- Task inputs
========
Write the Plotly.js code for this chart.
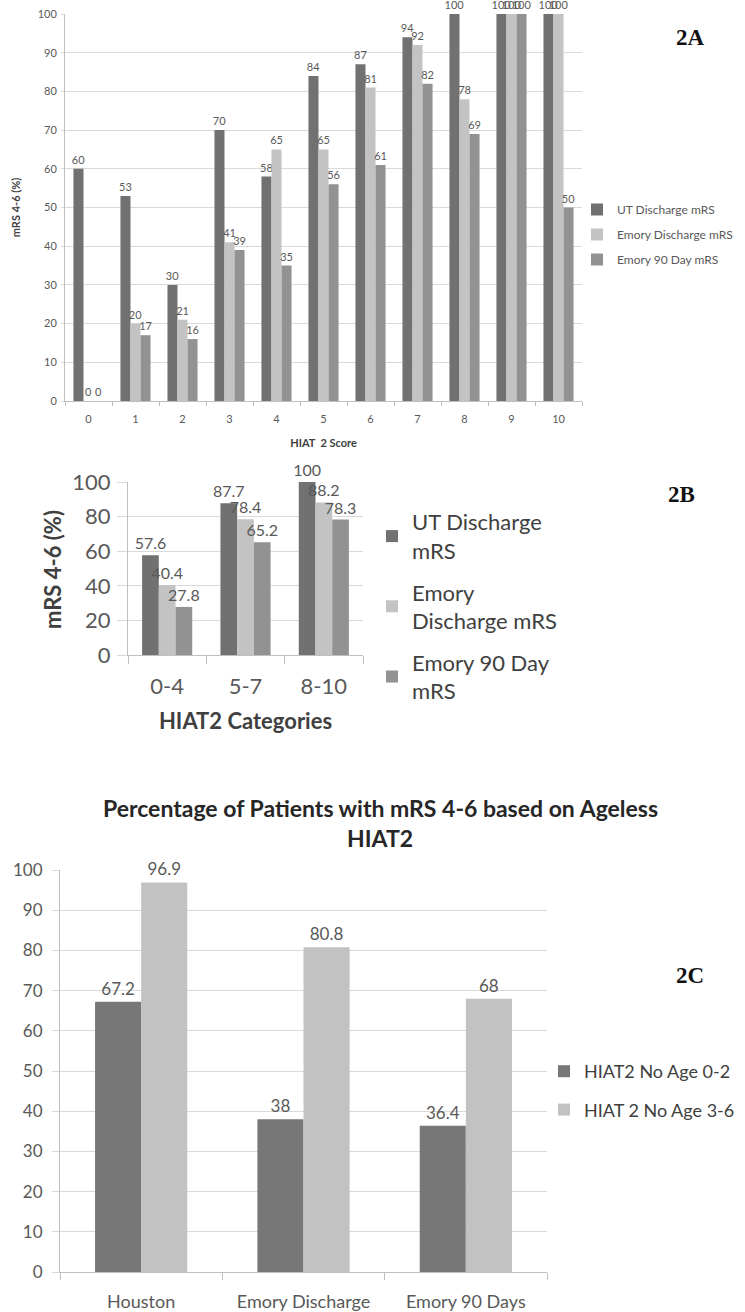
<!DOCTYPE html>
<html>
<head>
<meta charset="utf-8">
<script src="https://cdn.plot.ly/plotly-3.0.1.min.js"></script>
<style>html,body{margin:0;padding:0;background:#fff;}#chart{width:745px;height:1312px;}</style>
</head>
<body>
<div id="chart"></div>
<script>
// ---- Panel 2A data ----
const scoresA = ['0','1','2','3','4','5','6','7','8','9','10'];
const utDischargeA = [60, 53, 30, 70, 58, 84, 87, 94, 100, 100, 100];
const emoryDischargeA = [0, 20, 21, 41, 65, 65, 81, 92, 78, 100, 100];
const emory90A = [0, 17, 16, 39, 35, 56, 61, 82, 69, 100, 50];

// ---- Panel 2B data ----
const categoriesB = ['0-4', '5-7', '8-10'];
const utDischargeB = [57.6, 87.7, 100];
const emoryDischargeB = [40.4, 78.4, 88.2];
const emory90B = [27.8, 65.2, 78.3];

// ---- Panel 2C data ----
const sitesC = ['Houston', 'Emory Discharge', 'Emory 90 Days'];
const noAge02 = [67.2, 38, 36.4];
const noAge36 = [96.9, 80.8, 68];

const seriesNamesA = ['UT Discharge mRS', 'Emory Discharge mRS', 'Emory 90 Day mRS'];
const seriesNamesB = ['UT Discharge<br>mRS', 'Emory<br>Discharge mRS', 'Emory 90 Day<br>mRS'];
const seriesNamesC = ['HIAT2 No Age 0-2', 'HIAT 2 No Age 3-6'];

const DARK = '#717171', LIGHT = '#c3c3c3', MID = '#929292';
const C_DARK = '#777777', C_LIGHT = '#c2c2c2';
const FONT = 'Lato, "Open Sans", "DejaVu Sans", sans-serif';
const TXT = '#595959';

function bar(x, y, name, color, xa, ya, legend, fsize, extra) {
  return Object.assign({
    type: 'bar', x: x, y: y, name: name, xaxis: xa, yaxis: ya, legend: legend,
    legendgroup: legend + name,
    marker: {color: color, line: {width: 0}},
    texttemplate: '%{y}', textposition: 'outside', cliponaxis: false,
    constraintext: 'none',
    textfont: {size: fsize, color: TXT, family: FONT},
    hoverinfo: 'x+y'
  }, extra || {});
}

const data = [
  bar(scoresA, utDischargeA, seriesNamesA[0], DARK, 'x', 'y', 'legend', 11),
  bar(scoresA, emoryDischargeA, seriesNamesA[1], LIGHT, 'x', 'y', 'legend', 11),
  bar(scoresA, emory90A, seriesNamesA[2], MID, 'x', 'y', 'legend', 11),
  bar(categoriesB, utDischargeB, seriesNamesB[0], DARK, 'x2', 'y2', 'legend2', 16),
  bar(categoriesB, emoryDischargeB, seriesNamesB[1], LIGHT, 'x2', 'y2', 'legend2', 16),
  bar(categoriesB, emory90B, seriesNamesB[2], MID, 'x2', 'y2', 'legend2', 16),
  bar(sitesC, noAge02, seriesNamesC[0], C_DARK, 'x3', 'y3', 'legend3', 17, {width: 0.284, offset: -0.284}),
  bar(sitesC, noAge36, seriesNamesC[1], C_LIGHT, 'x3', 'y3', 'legend3', 17, {width: 0.284, offset: 0})
];

const W = 745, H = 1312;
const px = v => v / W;
const py = v => 1 - v / H;

function xAxis(dom, anchor, fsize, ticklen, lblGap, title, tfsize, standoff) {
  return {
    domain: dom, anchor: anchor, type: 'category', automargin: false,
    tickson: 'boundaries', ticks: 'outside', ticklen: ticklen, tickcolor: '#bfbfbf',
    ticklabelstandoff: lblGap,
    showline: true, linecolor: '#bfbfbf', linewidth: 1, showgrid: false, zeroline: false,
    tickfont: {size: fsize, color: TXT, family: FONT},
    title: title ? {text: title, font: {size: tfsize, color: '#404040', family: FONT}, standoff: standoff} : {text: ''}
  };
}
function yAxis(dom, anchor, dtick, fsize, ticklen, lblGap, title, tfsize, standoff) {
  return {
    domain: dom, anchor: anchor, range: [0, 100], dtick: dtick, automargin: false,
    ticks: 'outside', ticklen: ticklen, tickcolor: '#d9d9d9',
    ticklabelstandoff: lblGap,
    showline: true, linecolor: '#bfbfbf', linewidth: 1,
    showgrid: true, gridcolor: '#d9d9d9', gridwidth: 1, zeroline: false,
    tickfont: {size: fsize, color: TXT, family: FONT},
    title: title ? {text: title, font: {size: tfsize, color: '#404040', family: FONT}, standoff: standoff} : {text: ''}
  };
}

const SERIF = '"Liberation Serif", "DejaVu Serif", serif';

const layout = {
  width: W, height: H,
  margin: {l: 0, r: 0, t: 0, b: 0},
  paper_bgcolor: '#ffffff', plot_bgcolor: '#ffffff',
  font: {family: FONT, color: TXT},
  barmode: 'group', bargap: 0.36, bargroupgap: 0,
  showlegend: true,
  xaxis: xAxis([px(65), px(582)], 'y', 11, 4, 8, '<b>HIAT  2 Score</b>', 11, 15),
  yaxis: yAxis([py(401), py(14)], 'x', 10, 11, 3, 2, '<b>mRS 4-6 (%)</b>', 11, 14),
  xaxis2: xAxis([px(128), px(363)], 'y2', 22, 8, 12, '<b>HIAT2 Categories</b>', 22, 15),
  yaxis2: yAxis([py(655), py(482)], 'x2', 20, 22, 10, 2, '', 22, 0),
  xaxis3: xAxis([px(60), px(547)], 'y3', 18, 7, 13, '', 14, 0),
  yaxis3: yAxis([py(1272), py(870)], 'x3', 10, 17, 7, 6, '', 14, 0),
  legend: {x: px(577), y: py(195), xanchor: 'left', yanchor: 'top', bgcolor: 'rgba(0,0,0,0)',
           font: {size: 12, color: TXT, family: FONT}, traceorder: 'grouped', tracegroupgap: 6, itemwidth: 30},
  legend2: {x: px(372), y: py(501), xanchor: 'left', yanchor: 'top', bgcolor: 'rgba(0,0,0,0)',
            font: {size: 22, color: '#404040', family: FONT}, traceorder: 'grouped', tracegroupgap: 10, itemwidth: 30},
  legend3: {x: px(544), y: py(1053), xanchor: 'left', yanchor: 'top', bgcolor: 'rgba(0,0,0,0)',
            font: {size: 18, color: '#404040', family: FONT}, traceorder: 'grouped', tracegroupgap: 12, itemwidth: 30},
  annotations: [
    {text: '<b>mRS 4-6 (%)</b>', x: px(52), y: py(569), xref: 'paper', yref: 'paper', showarrow: false,
     textangle: -90, xanchor: 'center', yanchor: 'middle', font: {family: FONT, size: 22, color: '#404040'}},
    {text: '<b>2A</b>', x: px(690), y: py(37), xref: 'paper', yref: 'paper', showarrow: false,
     xanchor: 'center', yanchor: 'middle', font: {family: SERIF, size: 23, color: '#111'}},
    {text: '<b>2B</b>', x: px(681), y: py(495), xref: 'paper', yref: 'paper', showarrow: false,
     xanchor: 'center', yanchor: 'middle', font: {family: SERIF, size: 23, color: '#111'}},
    {text: '<b>2C</b>', x: px(690), y: py(975), xref: 'paper', yref: 'paper', showarrow: false,
     xanchor: 'center', yanchor: 'middle', font: {family: SERIF, size: 23, color: '#111'}},
    {text: '<b>Percentage of Patients with mRS 4-6 based on Ageless</b>', x: px(380), y: py(808),
     xref: 'paper', yref: 'paper', showarrow: false, xanchor: 'center', yanchor: 'middle',
     font: {family: FONT, size: 23, color: '#262626'}},
    {text: '<b>HIAT2</b>', x: px(380), y: py(838),
     xref: 'paper', yref: 'paper', showarrow: false, xanchor: 'center', yanchor: 'middle',
     font: {family: FONT, size: 23, color: '#262626'}}
  ]
};

Plotly.newPlot('chart', data, layout, {displayModeBar: false, staticPlot: true});
</script>
</body>
</html>
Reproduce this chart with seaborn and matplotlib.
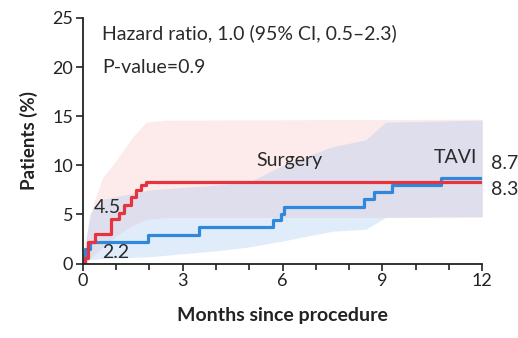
import matplotlib
matplotlib.use("Agg")
import matplotlib.pyplot as plt
import seaborn as sns
import pandas as pd
from matplotlib.ticker import MultipleLocator

# Kaplan-Meier step estimates (months, cumulative %)
surgery_t = [0, 0.05, 0.15, 0.35, 0.85, 1.1, 1.25, 1.45, 1.6, 1.75, 1.9, 12]
surgery_v = [0, 0.6, 2.2, 3.0, 4.5, 5.2, 6.0, 6.8, 7.5, 8.0, 8.3, 8.3]
tavi_t = [0, 0.05, 0.2, 1.95, 3.5, 5.7, 5.95, 6.05, 8.45, 8.75, 9.3, 10.75, 12]
tavi_v = [0, 1.5, 2.2, 2.9, 3.7, 4.4, 5.1, 5.8, 6.6, 7.3, 8.0, 8.7, 8.7]

# 95% confidence bands
surgery_ci_t = [0, 0.05, 0.3, 0.6, 1.0, 1.5, 1.9, 2.5, 12]
surgery_ci_hi = [0, 2.0, 6.0, 8.8, 10.5, 12.9, 14.4, 14.6, 14.7]
surgery_ci_lo = [0, 0.2, 0.8, 1.7, 2.8, 3.9, 4.5, 4.7, 4.7]
tavi_ci_t = [0, 0.2, 0.5, 2.0, 4.0, 5.0, 6.0, 7.5, 8.5, 9.1, 12]
tavi_ci_hi = [0, 5.0, 6.5, 7.5, 8.0, 8.3, 10.0, 11.9, 12.6, 14.4, 14.6]
tavi_ci_lo = [0, 0.4, 0.5, 0.7, 1.3, 1.7, 2.3, 3.3, 3.5, 4.7, 4.8]

final_labels = ["8.7", "8.3"]
x_ticks = [0, 3, 6, 9, 12]
y_ticks = [0, 5, 10, 15, 20, 25]

red = "#e5343d"
blue = "#2f88dc"

sns.set_theme(style="ticks")
plt.rcParams["font.family"] = ["Lato", "DejaVu Sans"]

fig = plt.figure(figsize=(5.18, 3.38), dpi=100)
ax = fig.add_axes([0.160, 0.220, 0.771, 0.727])

ax.fill_between(surgery_ci_t, surgery_ci_lo, surgery_ci_hi,
                color=(0.98, 0.72, 0.72), alpha=0.28, lw=0)
ax.fill_between(tavi_ci_t, tavi_ci_lo, tavi_ci_hi,
                color=(0.58, 0.74, 0.95), alpha=0.28, lw=0)

df_s = pd.DataFrame({"t": surgery_t, "v": surgery_v})
df_t = pd.DataFrame({"t": tavi_t, "v": tavi_v})
sns.lineplot(data=df_t, x="t", y="v", ax=ax, color=blue, lw=2.3,
             drawstyle="steps-post", estimator=None, sort=False)
sns.lineplot(data=df_s, x="t", y="v", ax=ax, color=red, lw=2.3,
             drawstyle="steps-post", estimator=None, sort=False)

ax.set_xlim(0, 12)
ax.set_ylim(0, 25)
ax.set_xticks(x_ticks)
ax.set_yticks(y_ticks)
ax.xaxis.set_minor_locator(MultipleLocator(1))
ax.tick_params(axis="both", which="major", labelsize=13, length=5,
               width=1.2, color="#222222", labelcolor="#222222", pad=2)
ax.tick_params(axis="x", which="minor", length=4, width=1.2, color="#222222")
for s in ["left", "bottom"]:
    ax.spines[s].set_linewidth(1.3)
    ax.spines[s].set_color("#222222")
sns.despine(ax=ax)

ax.set_xlabel("Months since procedure", fontsize=14, fontweight="bold",
              color="#222222", labelpad=13)
ax.set_ylabel("Patients (%)", fontsize=13.5, fontweight="bold",
              color="#222222", labelpad=10)

txt = dict(color="#2a2a2a", fontsize=14)
ax.text(0.57, 23.4, "Hazard ratio, 1.0 (95% CI, 0.5\u20132.3)", va="center", ha="left", **txt)
ax.text(0.57, 20.0, "P-value=0.9", va="center", ha="left", **txt)
ax.text(6.2, 10.5, "Surgery", va="center", ha="center", **txt)
ax.text(11.2, 10.8, "TAVI", va="center", ha="center", **txt)
ax.text(0.75, 5.75, "4.5", va="center", ha="center", **txt)
ax.text(1.0, 1.15, "2.2", va="center", ha="center", **txt)
ax.text(12.25, tavi_v[-1] + 1.45, final_labels[0], va="center", ha="left", clip_on=False, **txt)
ax.text(12.25, surgery_v[-1] - 0.8, final_labels[1], va="center", ha="left", clip_on=False, **txt)

fig.savefig("out.png", dpi=100)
========
- What you need to do
Keep to the lines between the line with "Reproduce this chart" and the line with "8.0, 8.7, 8.7]", inclusive, and transcribe them without pictures.

- Response below
Reproduce this chart with seaborn and matplotlib.
import matplotlib
matplotlib.use("Agg")
import matplotlib.pyplot as plt
import seaborn as sns
import pandas as pd
from matplotlib.ticker import MultipleLocator

# Kaplan-Meier step estimates (months, cumulative %)
surgery_t = [0, 0.05, 0.15, 0.35, 0.85, 1.1, 1.25, 1.45, 1.6, 1.75, 1.9, 12]
surgery_v = [0, 0.6, 2.2, 3.0, 4.5, 5.2, 6.0, 6.8, 7.5, 8.0, 8.3, 8.3]
tavi_t = [0, 0.05, 0.2, 1.95, 3.5, 5.7, 5.95, 6.05, 8.45, 8.75, 9.3, 10.75, 12]
tavi_v = [0, 1.5, 2.2, 2.9, 3.7, 4.4, 5.1, 5.8, 6.6, 7.3, 8.0, 8.7, 8.7]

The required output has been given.